Sviluppare il potenziale delle imprese di minori dimensioni in materia di decarbonizzazione è essenziale, facilitato dall’evoluzione di un quadro regolatorio europeo specifico. Tuttavia, in Italia persistono diverse criticità. Attualmente, 4.150 aziende sono già coinvolte nei nuovi obblighi imposti dalla Corporate Sustainability Reporting Directive (CSRD), che richiederà sforzi organizzativi e costi significativi per la sua implementazione. A partire dal 2027, circa 740 grandi aziende nazionali, principalmente nel settore manifatturiero e servizi finanziari e assicurativi, dovranno integrare pratiche di due diligence di sostenibilità nelle loro operazioni, estendendo la loro responsabilità anche alle filiazioni e ai partner commerciali lungo l’intera catena del valore. Si tratta di un cambiamento normativo impegnativo che genera preoccupazione tra le imprese.

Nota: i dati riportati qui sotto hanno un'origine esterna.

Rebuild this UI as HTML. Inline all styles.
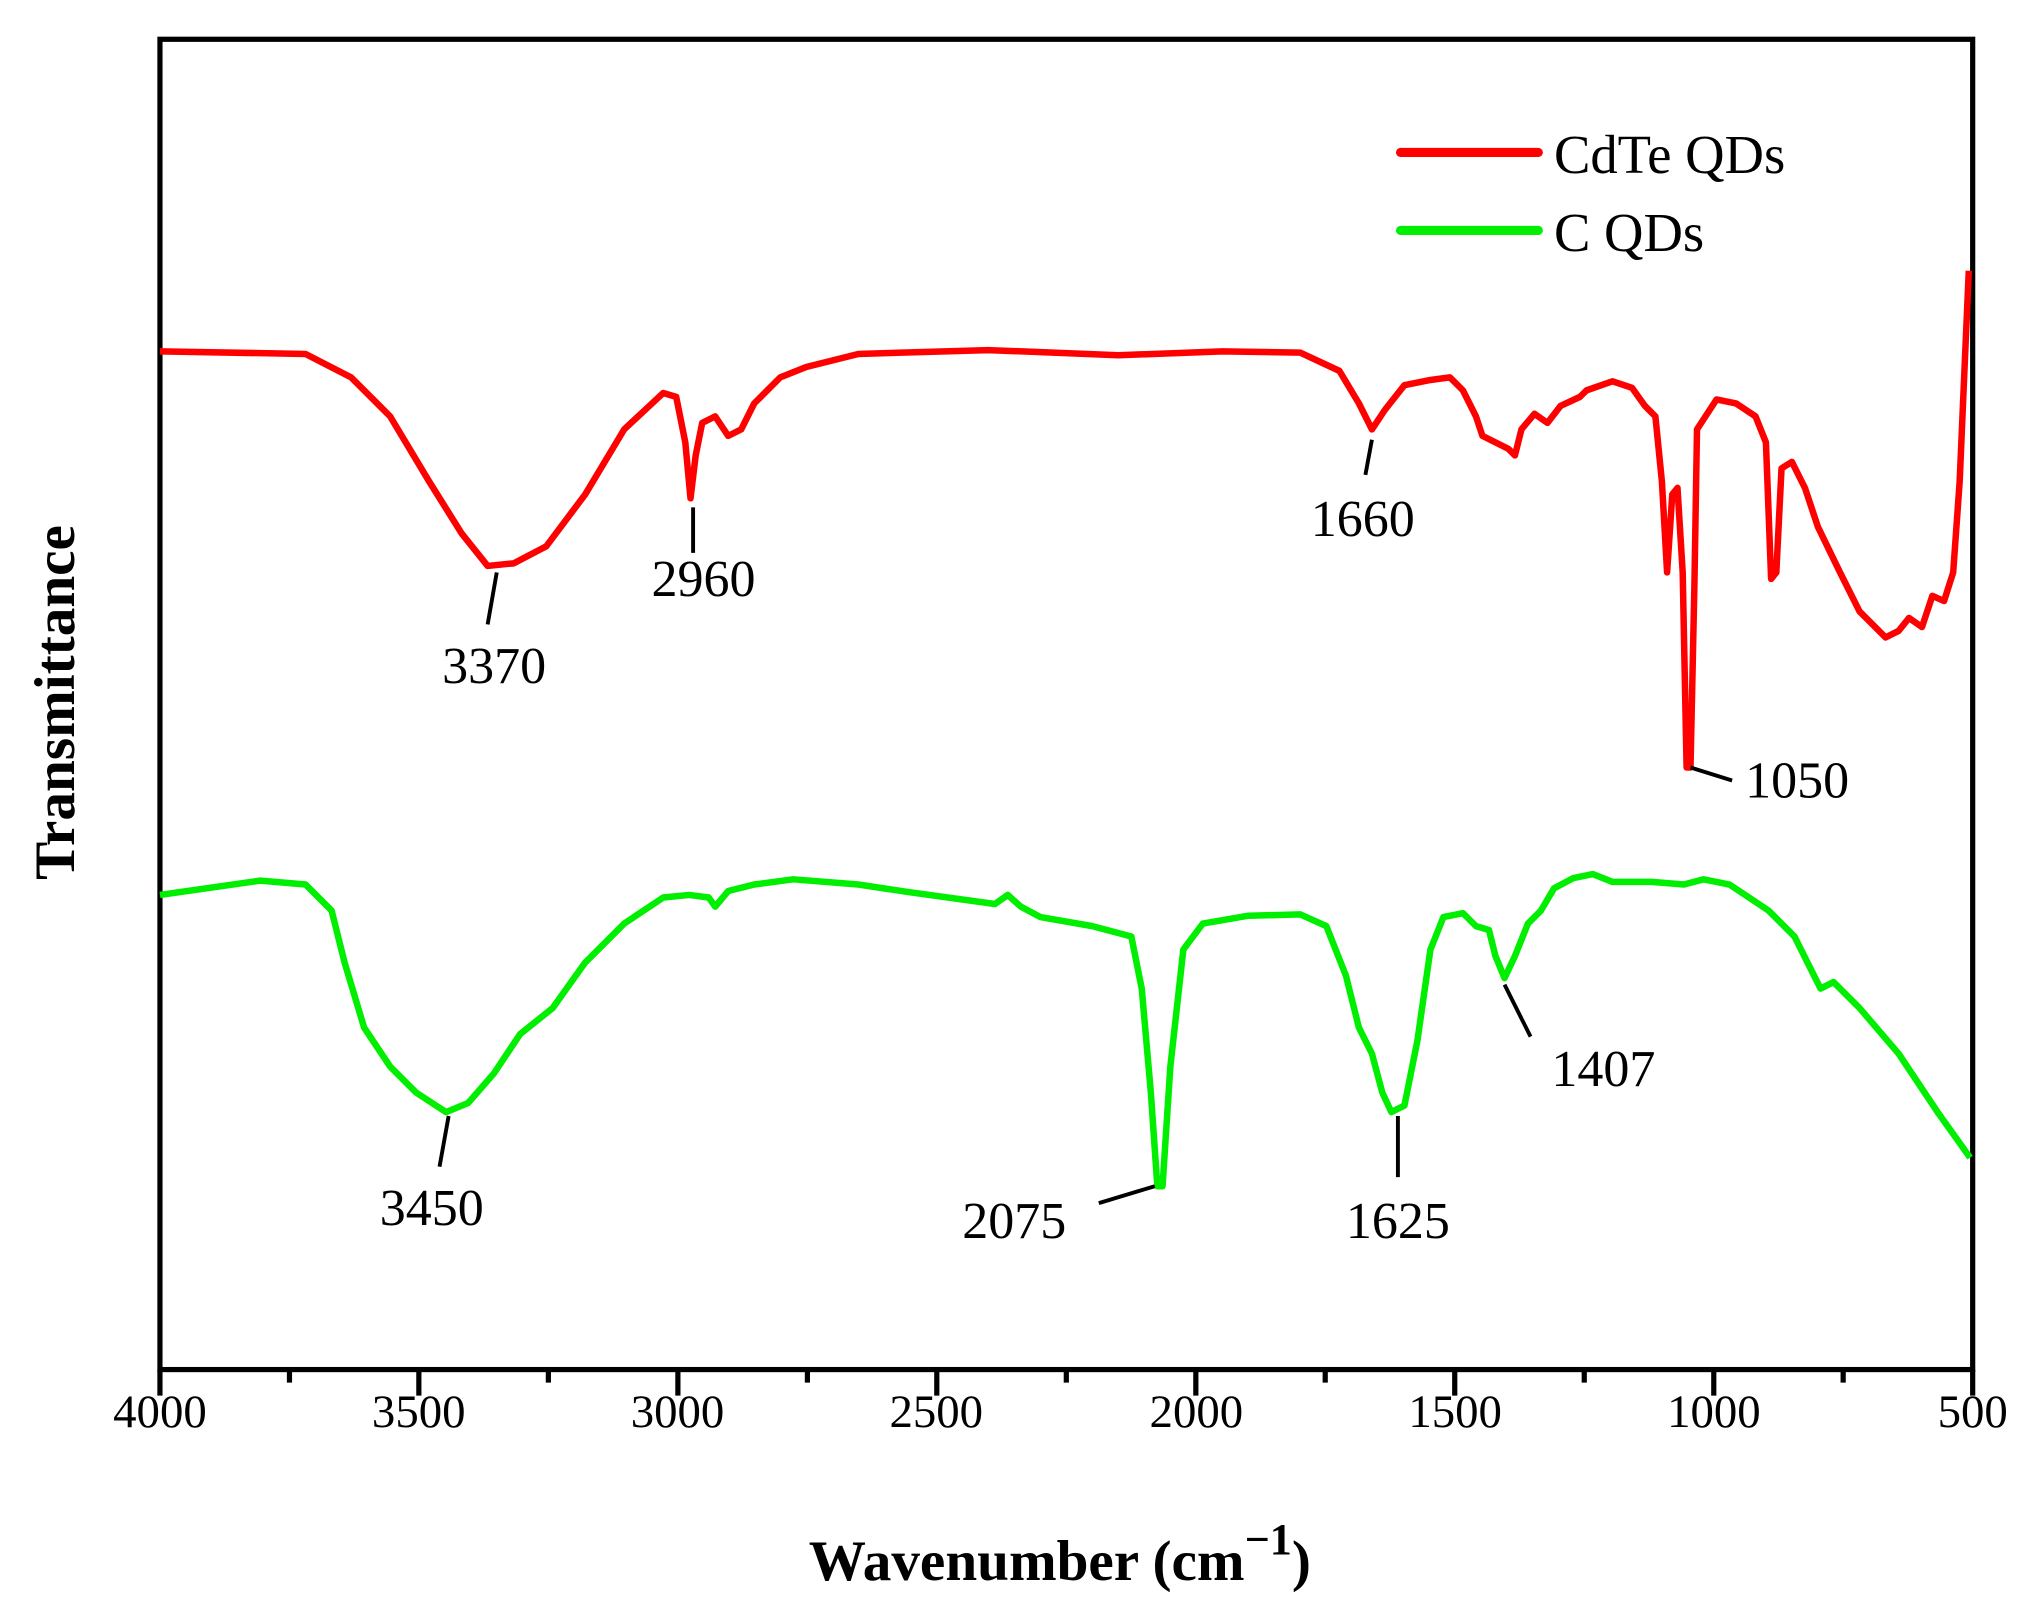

È realmente percorribile questa strada in Italia? “Durante l’ultima legislatura dell’Europarlamento, l’Italia non si è distinta per il supporto alle principali proposte di decarbonizzazione, posizionandosi tra i Paesi meno virtuosi, al pari della Repubblica Ceca, e meglio solo di Ungheria e Polonia, quest’ultima riconosciuta come lo Stato meno green in assoluto,” afferma Chiaroni. Un’indagine condotta in collaborazione con ADL Consulting sulle “green keywords” nei programmi elettorali delle forze politiche italiane evidenzia che i temi legati alla decarbonizzazione hanno un peso marginale, oscillando tra lo 0,4% e l’1,5% del totale. Inoltre, la nuova composizione del Parlamento UE non include più la maggioranza che ha garantito l’entrata in vigore dei principali provvedimenti negli ultimi cinque anni, ponendo un’ipoteca sul futuro. La situazione di attesa attuale potrebbe provocare un ulteriore stallo nel processo di decarbonizzazione, a rischio di bloccare gli investimenti necessari.